** Start of DATA LINES **
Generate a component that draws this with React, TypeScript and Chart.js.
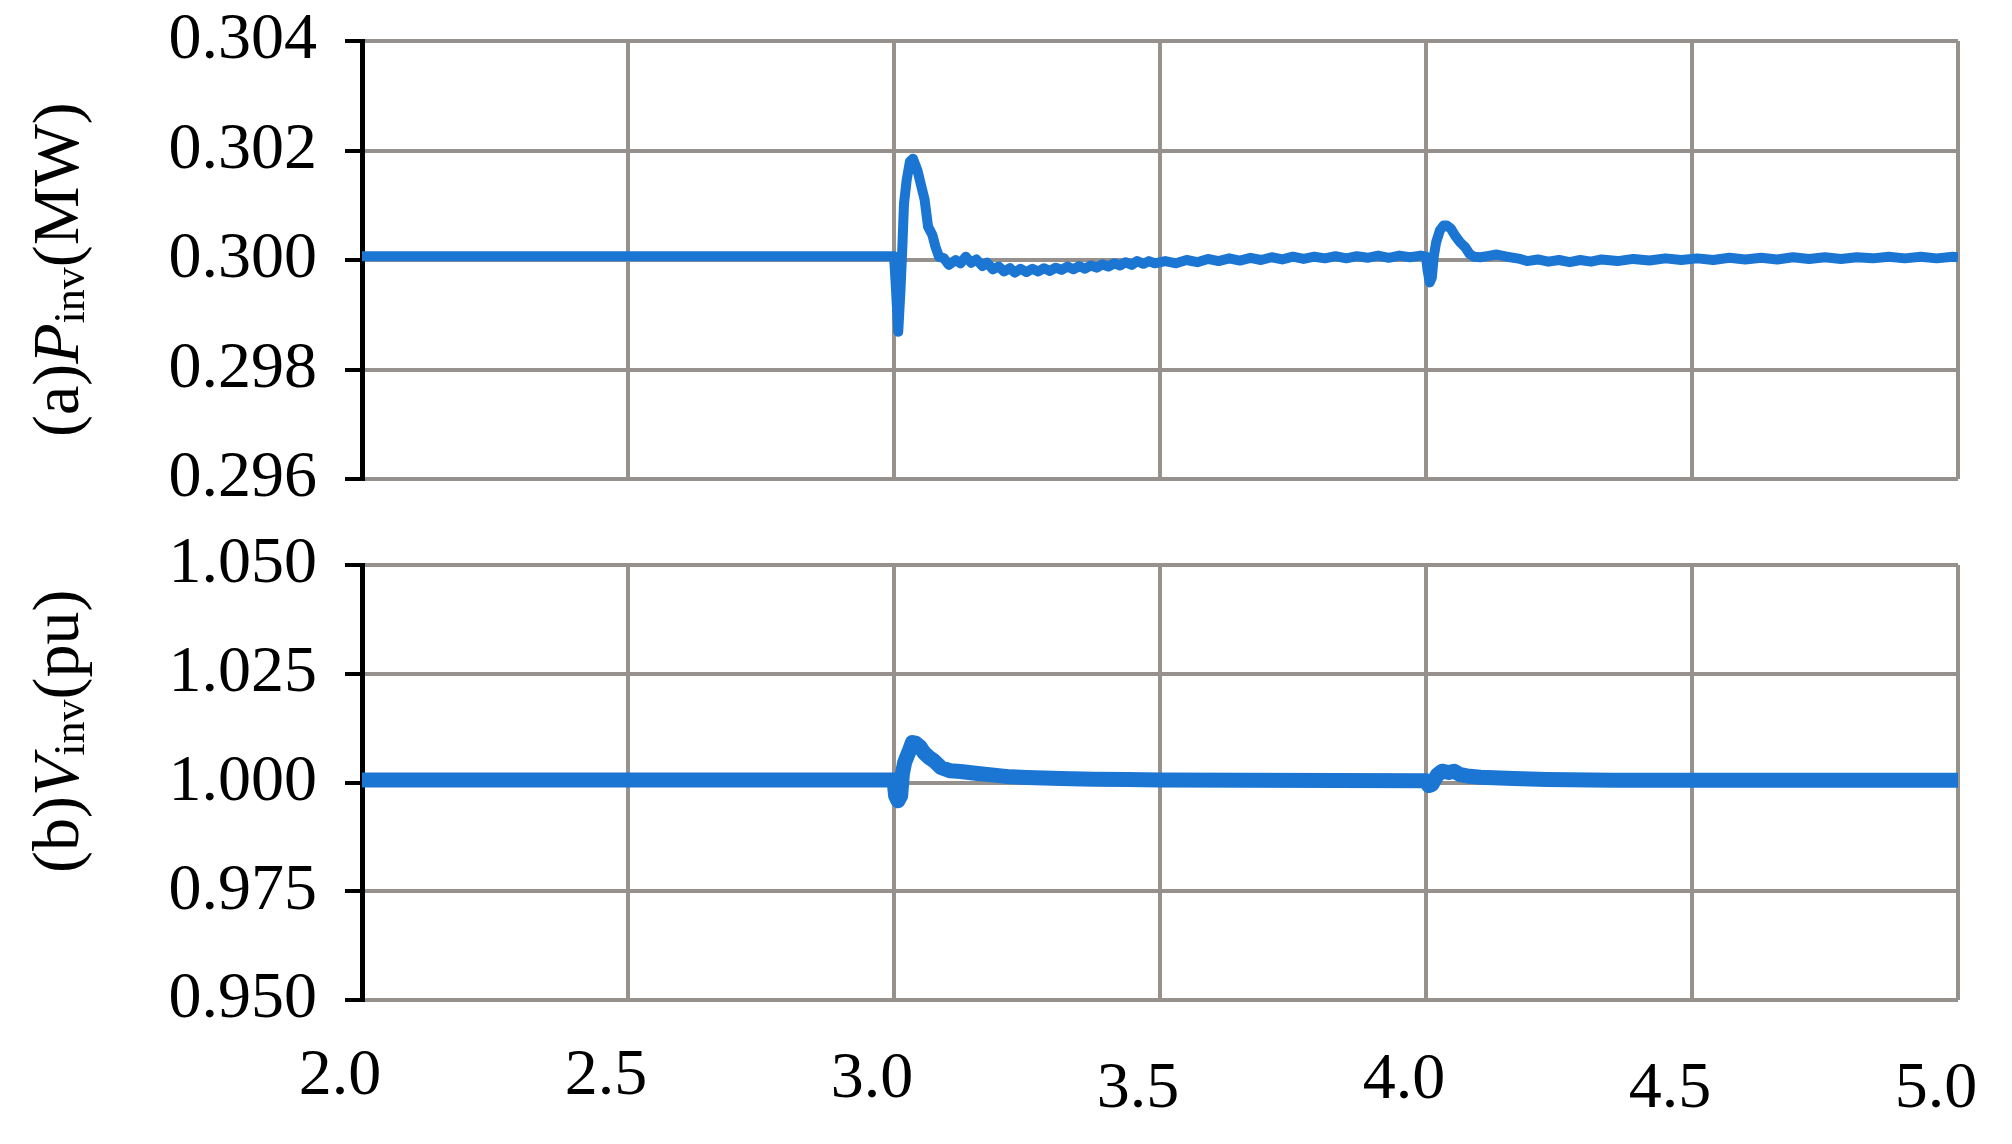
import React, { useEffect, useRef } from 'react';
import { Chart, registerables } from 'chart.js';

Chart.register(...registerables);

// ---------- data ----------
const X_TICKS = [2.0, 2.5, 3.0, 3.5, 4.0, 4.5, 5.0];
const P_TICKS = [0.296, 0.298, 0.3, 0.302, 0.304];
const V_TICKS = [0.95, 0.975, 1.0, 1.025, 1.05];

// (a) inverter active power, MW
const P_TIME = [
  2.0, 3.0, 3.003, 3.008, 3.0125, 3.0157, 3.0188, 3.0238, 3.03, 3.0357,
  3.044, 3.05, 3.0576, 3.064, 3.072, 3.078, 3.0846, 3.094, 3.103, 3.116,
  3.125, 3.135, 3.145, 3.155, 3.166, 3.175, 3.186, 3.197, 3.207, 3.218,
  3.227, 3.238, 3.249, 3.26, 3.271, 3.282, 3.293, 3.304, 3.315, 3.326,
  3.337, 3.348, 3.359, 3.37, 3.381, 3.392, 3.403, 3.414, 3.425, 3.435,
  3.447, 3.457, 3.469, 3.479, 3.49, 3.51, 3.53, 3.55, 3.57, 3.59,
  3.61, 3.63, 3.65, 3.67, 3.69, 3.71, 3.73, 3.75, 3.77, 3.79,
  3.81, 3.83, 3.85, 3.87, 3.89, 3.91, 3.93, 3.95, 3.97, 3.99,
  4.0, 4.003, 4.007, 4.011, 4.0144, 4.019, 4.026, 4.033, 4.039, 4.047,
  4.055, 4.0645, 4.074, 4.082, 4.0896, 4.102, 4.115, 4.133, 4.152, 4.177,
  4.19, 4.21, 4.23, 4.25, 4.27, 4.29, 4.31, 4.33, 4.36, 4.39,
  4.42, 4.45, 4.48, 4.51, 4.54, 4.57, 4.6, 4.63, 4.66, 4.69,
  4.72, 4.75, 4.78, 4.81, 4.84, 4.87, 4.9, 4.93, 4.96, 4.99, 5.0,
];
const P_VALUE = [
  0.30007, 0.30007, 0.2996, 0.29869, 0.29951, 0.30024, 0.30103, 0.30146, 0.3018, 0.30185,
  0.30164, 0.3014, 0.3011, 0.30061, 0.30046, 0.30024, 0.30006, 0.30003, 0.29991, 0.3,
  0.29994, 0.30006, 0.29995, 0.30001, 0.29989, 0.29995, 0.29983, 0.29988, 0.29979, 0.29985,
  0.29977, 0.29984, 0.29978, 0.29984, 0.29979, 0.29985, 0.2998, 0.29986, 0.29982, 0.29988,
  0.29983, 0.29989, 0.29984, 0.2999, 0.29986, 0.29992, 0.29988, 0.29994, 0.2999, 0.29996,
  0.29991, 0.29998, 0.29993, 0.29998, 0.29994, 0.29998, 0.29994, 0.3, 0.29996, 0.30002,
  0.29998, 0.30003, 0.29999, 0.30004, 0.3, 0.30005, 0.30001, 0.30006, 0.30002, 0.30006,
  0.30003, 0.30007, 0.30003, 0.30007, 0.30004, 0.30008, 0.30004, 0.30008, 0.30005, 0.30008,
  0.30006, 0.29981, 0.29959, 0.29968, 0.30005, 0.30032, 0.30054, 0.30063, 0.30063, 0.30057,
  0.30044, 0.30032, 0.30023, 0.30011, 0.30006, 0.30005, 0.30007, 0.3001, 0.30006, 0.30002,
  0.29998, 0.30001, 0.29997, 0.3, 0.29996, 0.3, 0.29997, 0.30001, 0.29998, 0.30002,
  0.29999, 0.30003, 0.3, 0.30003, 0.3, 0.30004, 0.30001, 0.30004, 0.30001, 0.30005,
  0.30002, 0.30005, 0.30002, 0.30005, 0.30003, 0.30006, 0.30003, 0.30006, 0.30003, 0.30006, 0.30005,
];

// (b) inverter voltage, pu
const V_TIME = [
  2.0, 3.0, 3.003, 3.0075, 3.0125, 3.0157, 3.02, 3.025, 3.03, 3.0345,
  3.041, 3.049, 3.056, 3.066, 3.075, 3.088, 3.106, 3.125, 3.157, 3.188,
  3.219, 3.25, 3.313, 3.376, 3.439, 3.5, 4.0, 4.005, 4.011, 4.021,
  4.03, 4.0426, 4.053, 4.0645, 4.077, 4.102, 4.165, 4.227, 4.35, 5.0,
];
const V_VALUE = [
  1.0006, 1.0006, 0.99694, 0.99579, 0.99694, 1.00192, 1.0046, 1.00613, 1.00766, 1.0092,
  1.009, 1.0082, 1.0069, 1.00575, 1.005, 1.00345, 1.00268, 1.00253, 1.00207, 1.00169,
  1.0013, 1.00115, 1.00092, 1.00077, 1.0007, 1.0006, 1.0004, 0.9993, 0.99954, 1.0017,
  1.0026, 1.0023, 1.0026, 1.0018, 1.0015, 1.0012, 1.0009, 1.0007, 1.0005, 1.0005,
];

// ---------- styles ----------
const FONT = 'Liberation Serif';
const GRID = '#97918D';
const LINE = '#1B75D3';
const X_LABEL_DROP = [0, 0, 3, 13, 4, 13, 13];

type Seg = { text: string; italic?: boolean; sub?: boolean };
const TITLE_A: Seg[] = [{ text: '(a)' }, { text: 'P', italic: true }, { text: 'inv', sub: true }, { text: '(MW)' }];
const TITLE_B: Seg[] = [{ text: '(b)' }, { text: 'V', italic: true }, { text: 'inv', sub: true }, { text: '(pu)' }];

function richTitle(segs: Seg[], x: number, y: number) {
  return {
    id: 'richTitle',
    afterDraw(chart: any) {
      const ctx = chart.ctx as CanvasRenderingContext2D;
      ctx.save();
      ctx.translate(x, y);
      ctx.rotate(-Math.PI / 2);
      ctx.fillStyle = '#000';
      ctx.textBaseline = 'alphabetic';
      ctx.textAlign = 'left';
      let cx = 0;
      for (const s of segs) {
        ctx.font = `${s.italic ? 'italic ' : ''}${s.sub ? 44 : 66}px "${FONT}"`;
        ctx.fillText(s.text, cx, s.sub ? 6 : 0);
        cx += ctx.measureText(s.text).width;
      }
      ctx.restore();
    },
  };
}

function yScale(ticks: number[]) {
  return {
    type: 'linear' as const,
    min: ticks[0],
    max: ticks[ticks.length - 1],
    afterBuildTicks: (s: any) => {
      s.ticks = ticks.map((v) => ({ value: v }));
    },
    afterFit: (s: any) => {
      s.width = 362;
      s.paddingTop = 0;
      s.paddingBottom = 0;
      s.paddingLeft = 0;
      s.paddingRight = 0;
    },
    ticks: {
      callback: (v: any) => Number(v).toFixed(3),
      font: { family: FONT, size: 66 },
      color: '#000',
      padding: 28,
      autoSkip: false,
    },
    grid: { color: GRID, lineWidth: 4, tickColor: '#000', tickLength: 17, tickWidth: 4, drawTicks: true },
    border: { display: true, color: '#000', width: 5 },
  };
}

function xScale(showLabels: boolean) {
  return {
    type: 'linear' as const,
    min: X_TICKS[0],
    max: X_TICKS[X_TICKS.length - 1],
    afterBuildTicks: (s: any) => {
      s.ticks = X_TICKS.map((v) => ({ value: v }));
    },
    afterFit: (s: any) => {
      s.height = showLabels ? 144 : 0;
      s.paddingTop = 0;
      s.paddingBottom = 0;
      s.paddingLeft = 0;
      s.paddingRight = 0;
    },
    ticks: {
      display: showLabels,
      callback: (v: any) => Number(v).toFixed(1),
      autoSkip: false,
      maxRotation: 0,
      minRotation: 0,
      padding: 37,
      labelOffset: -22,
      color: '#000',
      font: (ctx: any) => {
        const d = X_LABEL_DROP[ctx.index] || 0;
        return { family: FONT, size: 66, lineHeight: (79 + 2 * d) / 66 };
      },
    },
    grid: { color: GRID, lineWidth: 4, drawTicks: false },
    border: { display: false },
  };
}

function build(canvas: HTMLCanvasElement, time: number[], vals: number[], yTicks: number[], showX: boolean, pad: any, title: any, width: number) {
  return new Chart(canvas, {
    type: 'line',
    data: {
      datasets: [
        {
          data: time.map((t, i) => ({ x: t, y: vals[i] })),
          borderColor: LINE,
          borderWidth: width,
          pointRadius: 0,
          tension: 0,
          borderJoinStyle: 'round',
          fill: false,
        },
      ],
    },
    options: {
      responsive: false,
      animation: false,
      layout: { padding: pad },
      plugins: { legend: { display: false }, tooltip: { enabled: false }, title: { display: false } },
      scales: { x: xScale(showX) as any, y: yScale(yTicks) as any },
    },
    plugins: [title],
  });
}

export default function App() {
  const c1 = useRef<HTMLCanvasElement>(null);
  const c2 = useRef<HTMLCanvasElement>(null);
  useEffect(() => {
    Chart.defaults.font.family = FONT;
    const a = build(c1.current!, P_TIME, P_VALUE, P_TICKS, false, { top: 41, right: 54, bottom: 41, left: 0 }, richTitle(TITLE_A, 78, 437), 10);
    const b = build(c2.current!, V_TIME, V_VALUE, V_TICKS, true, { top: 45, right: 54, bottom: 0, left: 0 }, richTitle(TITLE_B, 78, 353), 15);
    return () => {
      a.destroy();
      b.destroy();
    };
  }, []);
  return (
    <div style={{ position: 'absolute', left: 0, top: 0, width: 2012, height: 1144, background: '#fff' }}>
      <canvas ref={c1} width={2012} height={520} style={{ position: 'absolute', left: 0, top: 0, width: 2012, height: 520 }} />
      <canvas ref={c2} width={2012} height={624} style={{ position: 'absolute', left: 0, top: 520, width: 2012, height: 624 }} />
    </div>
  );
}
** End of DATA LINES **
WHAT THE TASK REQUIRES: Extract, word for word, each line from the top of the data down to and including the line with "const V_TICKS = [0.95, 0.975, 1.0, 1.025, 1.05];"; skip the pictures.

SOLUTION TO THIS TASK:
Generate a component that draws this with React, TypeScript and Chart.js.
import React, { useEffect, useRef } from 'react';
import { Chart, registerables } from 'chart.js';

Chart.register(...registerables);

// ---------- data ----------
const X_TICKS = [2.0, 2.5, 3.0, 3.5, 4.0, 4.5, 5.0];
const P_TICKS = [0.296, 0.298, 0.3, 0.302, 0.304];
const V_TICKS = [0.95, 0.975, 1.0, 1.025, 1.05];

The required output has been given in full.